Tuesday, April 27, 2010

Another IRS Nightmare

Yikes. This is a business killer:
A few wording changes to the tax code’s section 6041 regarding 1099 reporting were slipped into the 2000-page health legislation. The changes will force millions of businesses to issue hundreds of millions, perhaps billions, of additional IRS Form 1099s every year. It appears to be a costly, anti-business nightmare.

Under current law, businesses are required to issue 1099s in a limited set of situations, such as when paying outside consultants. The health care bill includes a vast expansion in this information reporting requirement in an attempt to raise revenue for an increasingly rapacious Congress. [...]

Basically, businesses will have to issue 1099s whenever they do more than $600 of business with another entity in a year. For the $14 trillion U.S. economy, that’s a hell of a lot of 1099s. When a business buys a $1,000 used car, it will have to gather information on the seller and mail 1099s to the seller and the IRS. When a small shop owner pays her rent, she will have to send a 1099 to the landlord and IRS. Recipients of the vast flood of these forms will have to match them with existing accounting records. There will be huge numbers of errors and mismatches, which will probably generate many costly battles with the IRS.
I work in a small office. There are five employees, including the business owner. I can't imagine the burden of sending out a 1099, with a copy to the IRS, to every entity we do business with.
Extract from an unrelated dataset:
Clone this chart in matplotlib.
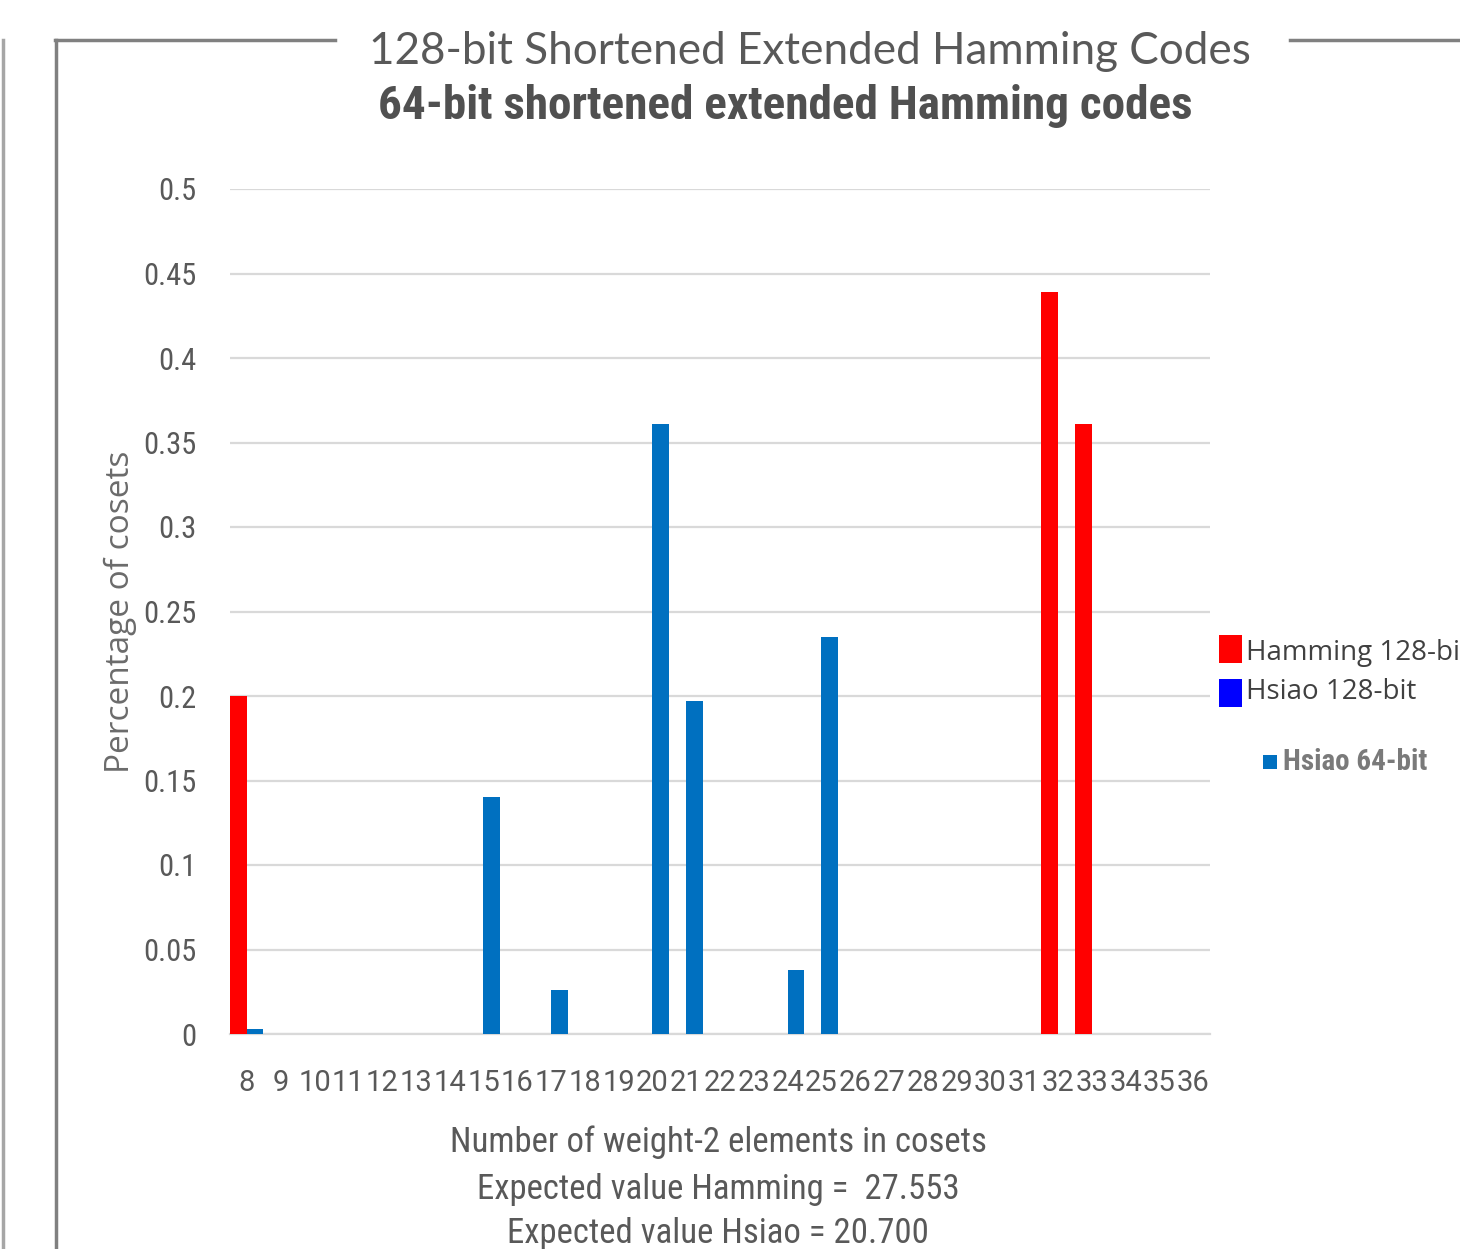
import matplotlib
matplotlib.use("Agg")
import matplotlib.pyplot as plt
from matplotlib import font_manager
from matplotlib.patches import Rectangle
from matplotlib.lines import Line2D
import numpy as np

# ---------------- data ----------------
categories = ["8", "9", "10", "11", "12", "13", "14", "15", "16", "17", "18", "19", "20", "21",
              "22", "23", "24", "25", "26", "27", "28", "29", "30", "31", "32", "33", "34", "35", "36"]
hamming_128 = [0.200, 0, 0, 0, 0, 0, 0, 0, 0, 0, 0, 0, 0, 0,
               0, 0, 0, 0, 0, 0, 0, 0, 0, 0, 0.439, 0.361, 0, 0, 0]
hsiao_64 = [0.003, 0, 0, 0, 0, 0, 0, 0.140, 0, 0.026, 0, 0, 0.361, 0.197,
            0, 0, 0.038, 0.235, 0, 0, 0, 0, 0, 0, 0, 0, 0, 0, 0]
y_ticks = [0, 0.05, 0.1, 0.15, 0.2, 0.25, 0.3, 0.35, 0.4, 0.45, 0.5]
y_tick_labels = ["0", "0.05", "0.1", "0.15", "0.2", "0.25", "0.3", "0.35", "0.4", "0.45", "0.5"]

title_top = "128-bit Shortened Extended Hamming Codes"
title_img = "64-bit shortened extended Hamming codes"
xlabel_lines = ["Number of weight-2 elements in cosets",
                "Expected value Hamming =  27.553",
                "Expected value Hsiao = 20.700"]
ylabel = "Percentage of cosets"
legend_labels = ["Hamming 128-bit", "Hsiao 128-bit", "Hsiao 64-bit"]

# ---------------- fonts ----------------
names = {f.name for f in font_manager.fontManager.ttflist}
def pick(*cands):
    for c in cands:
        if c in names:
            return c
    return "DejaVu Sans"
NARROW = pick("Liberation Sans Narrow", "Roboto Condensed", "DejaVu Sans Condensed", "Liberation Sans")
DIGITS = pick("Roboto", "Liberation Sans", "DejaVu Sans")
CAL = pick("Lato", "Open Sans", "Liberation Sans")
OPEN = pick("Open Sans", "Noto Sans", "DejaVu Sans")

RED = "#FF0000"
BLUE = "#0070C0"
PUREBLUE = "#0000FF"
GRAY = "#595959"

W, H = 1460, 1249
fig = plt.figure(figsize=(W / 100, H / 100), dpi=100)
fig.patch.set_facecolor("white")

def fx(px):
    return px / W
def fy(py):
    return 1 - py / H

ax = fig.add_axes([fx(230), fy(1034), fx(1210) - fx(230), fy(189) - fy(1034)])

x = np.arange(len(categories))
bw = 0.49
ax.bar(x - 0.245, hamming_128, width=bw, color=RED, zorder=3)
ax.bar(x + 0.245, hsiao_64, width=bw, color=BLUE, zorder=3)

ax.set_xlim(-0.5, len(categories) - 0.5)
ax.set_ylim(0, 0.5)
ax.set_yticks(y_ticks)
ax.set_yticklabels(y_tick_labels, family=NARROW, fontsize=22, color=GRAY)
ax.set_xticks(x)
ax.set_xticklabels(categories, family=DIGITS, fontsize=21, color=GRAY)
ax.tick_params(axis="y", length=0, pad=24)
ax.tick_params(axis="x", length=0, pad=25)
ax.grid(axis="y", color="#D9D9D9", linewidth=1.6, zorder=0)
for s in ["top", "right", "left"]:
    ax.spines[s].set_visible(False)
ax.spines["bottom"].set_color("#D9D9D9")
ax.spines["bottom"].set_linewidth(1.6)
ax.set_axisbelow(True)

# y label
fig.text(fx(120), fy(612), ylabel, rotation=90, ha="center", va="center",
         family=OPEN, fontsize=24, color="#6b6b6b")

# x label lines
for txt, py in zip(xlabel_lines, [1142, 1190, 1234]):
    fig.text(fx(718), fy(py), txt, ha="center", va="center", family=NARROW,
             fontsize=25, color=GRAY)

# titles
fig.text(fx(810), fy(52), title_top, ha="center", va="center", family=CAL,
         fontsize=31.7, color=GRAY)
fig.text(fx(785), fy(106), title_img, ha="center", va="center", family=NARROW,
         fontsize=34, fontweight="bold", color="#505050")

# frame lines
fig.add_artist(Line2D([fx(3), fx(3)], [fy(40), fy(1249)], color="#A6A6A6", linewidth=2.5))
fig.add_artist(Line2D([fx(56), fx(56)], [fy(40), fy(1249)], color="#808080", linewidth=2.5))
fig.add_artist(Line2D([fx(55), fx(335)], [fy(40), fy(40)], color="#808080", linewidth=2.5))
fig.add_artist(Line2D([fx(1290), fx(1460)], [fy(40), fy(40)], color="#808080", linewidth=2.5))

# legend (manual)
fig.add_artist(Rectangle((fx(1219), fy(663)), fx(23), fy(635) - fy(663),
                         facecolor=RED, edgecolor="none", transform=fig.transFigure))
fig.text(fx(1246), fy(653), legend_labels[0], ha="left", va="center", family=OPEN,
         fontsize=20, color="#404040")
fig.add_artist(Rectangle((fx(1219), fy(707)), fx(23), fy(679) - fy(707),
                         facecolor=PUREBLUE, edgecolor="none", transform=fig.transFigure))
fig.text(fx(1246), fy(692), legend_labels[1], ha="left", va="center", family=OPEN,
         fontsize=20, color="#404040")
fig.add_artist(Rectangle((fx(1263), fy(769)), fx(14), fy(755) - fy(769),
                         facecolor=BLUE, edgecolor="none", transform=fig.transFigure))
fig.text(fx(1283), fy(762), legend_labels[2], ha="left", va="center", family=NARROW,
         fontsize=21, fontweight="bold", color="#7a7a7a")

fig.savefig("out.png", dpi=100)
I suppose it would include, at a minimum, the office supply store, the copy shop, the shipping company, the computer hardware vendor, the computer software vendor, the copy machine vendor, the cell phone company, the internet service provider, the professional liability insurance provider, and the accountant. All that paperwork to keep five people employed. What would the cost of compliance in terms of man hours be for a company of even moderate size?

And all those companies will be receiving 1099s not just from our little office, but from every client they have. And all that will have to be reconciled on their tax returns to satisfy the IRS. And all that paperwork on both ends will produce not a single good or service of any value whatsoever. It will all just be busy work to satisfy government bureaucrats who themselves produce not a single good or service of any value. Talk about eating up what should be productive time for nothing.

If the Democrats pass many more legislative initiatives with these kinds of Easter egg surprises in them, they will destroy private business in this country.